I 27 Stati membri hanno trovato un accordo per utilizzare i profitti extra generati dai beni di Mosca congelati per finanziare la guerra di Kiev
Sarà la stessa Russia di Vladimir Putin a pagare per le armi che l’Europa invierà all’Ucraina di Volodymyr Zelensky, per aiutarla a rispondere all’invasione. Dopo mesi di difficili trattative, i governi dei 27 Stati membri dell’Unione hanno trovato alla fine un accordo sul provvedimento che permetterà di utilizzare gli extraprofitti dei beni russi congelati in Europa, per pagare le spese della Difesa di Kiev ma anche la ricostruzione del Paese.

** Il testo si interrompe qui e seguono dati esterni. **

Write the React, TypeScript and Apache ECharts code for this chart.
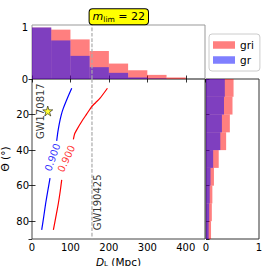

L’accordo “di principio”, che ora dovrà essere formalmente adottato, è stato raggiungo dal Comitato de rappresentanti permanenti presso l’Ue, il Coreper, l’assemblea che riunisce gli ambasciatori dei Paesi membri che fanno le veci dei governi. In tutto riguarderà 210 miliardi di euro di beni russi congelati, che dovrebbero generare fino a 3 miliardi all’anno da ‘girare’ all’Ucraina. La prima tranche dei soldi, secondo le previsioni di Bruxelles, potrebbe essere liberata già a luglio. “Non potrebbe esserci simbolo più forte e utilizzo migliore per quei soldi che rendere l’Ucraina e tutta l’Europa un posto più sicuro in cui vivere”, ha rivendicato la presidente della Commissione europea, Ursula von der Leyen, su X.
Come funziona il meccanismo
La Commissione ha proposto un confisca dei profitti extra netti generati dal congelamento nello specifico degli asset della Banca centrale russa, beni immobilizzati in risposta all’invasione dell’Ucraina. Di fatto un bene congelato non è confiscato, è immobilizzato a causa di sanzioni, ma continua ad appartenere al suo legittimo proprietario, in questo caso la Banca di Mosca. I beni su cui agirà il provvedimento sono quelli che si trovano nei ‘depositari centrali’ (le istituzioni che detengono i titoli di Stato e azioni a nome e per conto delle banche) in territorio Ue, e sono in massima parte detenuti presso Euroclear, in Belgio e Clearstream, in Lussemburgo.
Questi asset normalmente dovrebbero essere mossi tra un istituto e l’altro (con le banche che vendono e acquistano in continuazione azioni), ma essendo stati bloccati sono rimasti fermi per mesi, e in questo modo hanno generato degli “extraprofitti”, profitti che se i beni non fossero stati congelati non esisterebbero. Per questa ragione Bruxelles sostiene di poterne disporre come vuole. Il denaro ricavato al 90% verrà destinato al Fondo Europeo per la Pace e sarà utilizzato per l’acquisto di armi per l’Ucraina. Il restante 10% sarà invece trasferito allo Strumento di Assistenza Finanziaria appena istituito per Kiev (con una dotazione attuale di 50 miliardi), strumento che sarà utilizzato per la ricostruzione della nazione. Il meccanismo prevede anche che lo 0,3% dei profitti resti ad Euroclear e Clearstream per coprire i costi di gestione dello strumento.
La tassa belga
Il Belgio stava già usando questi beni per finanziare l’Ucraina. Nel Paese esiste un’imposta sulle società, che è pari al 25% dei profitti. L’imposta è “universale” e si applica a ogni singola società, quindi anche ai beni congelati russi presso Euroclear. Per questo il Belgio ha deciso, nel 2022, di destinare tutti i proventi dell’imposta sulle società a sostegno dell’Ucraina e dei suoi cittadini, per poi creare, nel 2023, un apposito Fondo nazionale per l’Ucraina.
Concretamente, per l’anno fiscale 2024, è previsto un importo di 1,7 miliardi di euro di imposte nazionali sulle società provenienti dai beni russi immobilizzati, di cui circa 1 miliardo di euro è già stato destinato all’assistenza militare all’Ucraina. La nuova legislazione si applicherà quindi ai restanti extraprofitti dopo questa tassazione obbligatoria. Tutti i soldi andranno comunque all’Ucraina.